Restart and boot back up into your PC.
Head to VMWare’s download page and grab the file. Install this wherever you like, we’ll get into specifics in a moment.
We have a full guide on how to uninstall Windows 11, but the main tool we used there was the Media Creation Tool from Microsoft. This lets you straight-up download a whole ISO from them directly to install at a later date.
Plop the file onto a drive of your choice, I made it the same one where I was going to be installing Windows 11 via the Virtual Machine.
Click ‘Create a New Virtual Machine’, which will send you into the Wizard and then choose ‘Installer disc image file (iso)’, where we want to navigate to the ISO that the Windows Media Tool downloaded for us.

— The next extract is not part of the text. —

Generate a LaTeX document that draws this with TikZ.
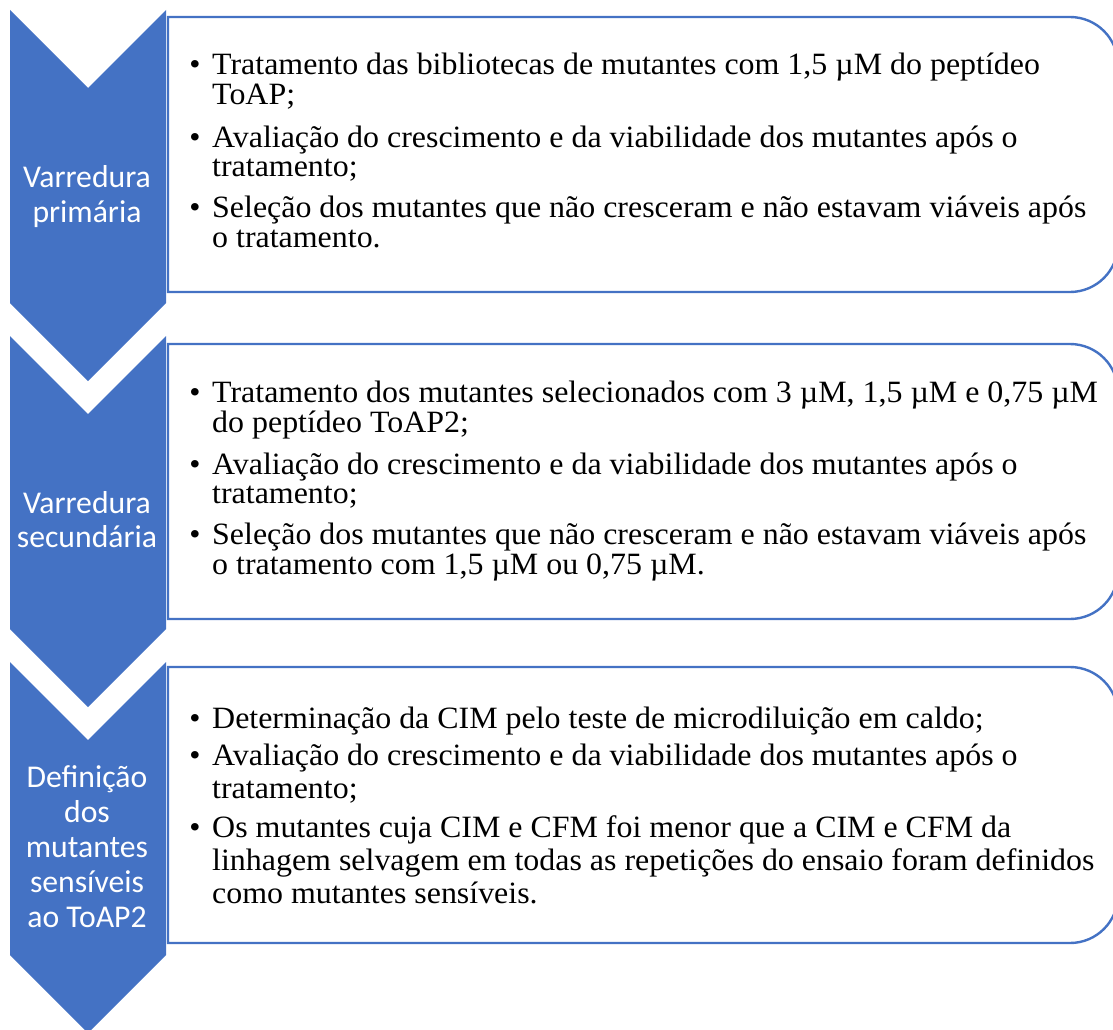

Give it a name and choose a drive with enough space to give your new virtual OS. I set mine to my external SSD, ensuring a quick system. Avoid your C: drive, you don’t want to bog it down with extra weight.
Give yourself plenty of room to install Windows 11, which is not the 60GB suggest size. This is for Windows 10, but even then, I set it to 128GB to emulate a laptop of some sort.
Before you hit finish, you want to go into the Customize Hardware menu to rejig the specs you’re giving this machine. That’ll be where we diverge.
If your system has about 16GB or more in it, give yourself 8GB, this is plenty. The minimum is 4GB for a smooth running system.
The 2 CPU cores it’ll set you up with is also more than enough. Press finish and boot up!
Also, download the VMWare Tools, it’ll assist with emulation.
This is the boring bit, just follow the regular set-up and get into Windows 10.
VMWare supports multiple monitors, fullscreen and will allow you to copy and paste files or screenshots between the two systems. It’s the ideal sandbox for anyone wanting to test without any real commitment.
Once you’re done with the virtual machine entirely, you can just delete it all from within VMWare or File Explorer and go about your days as if nothing ever happened!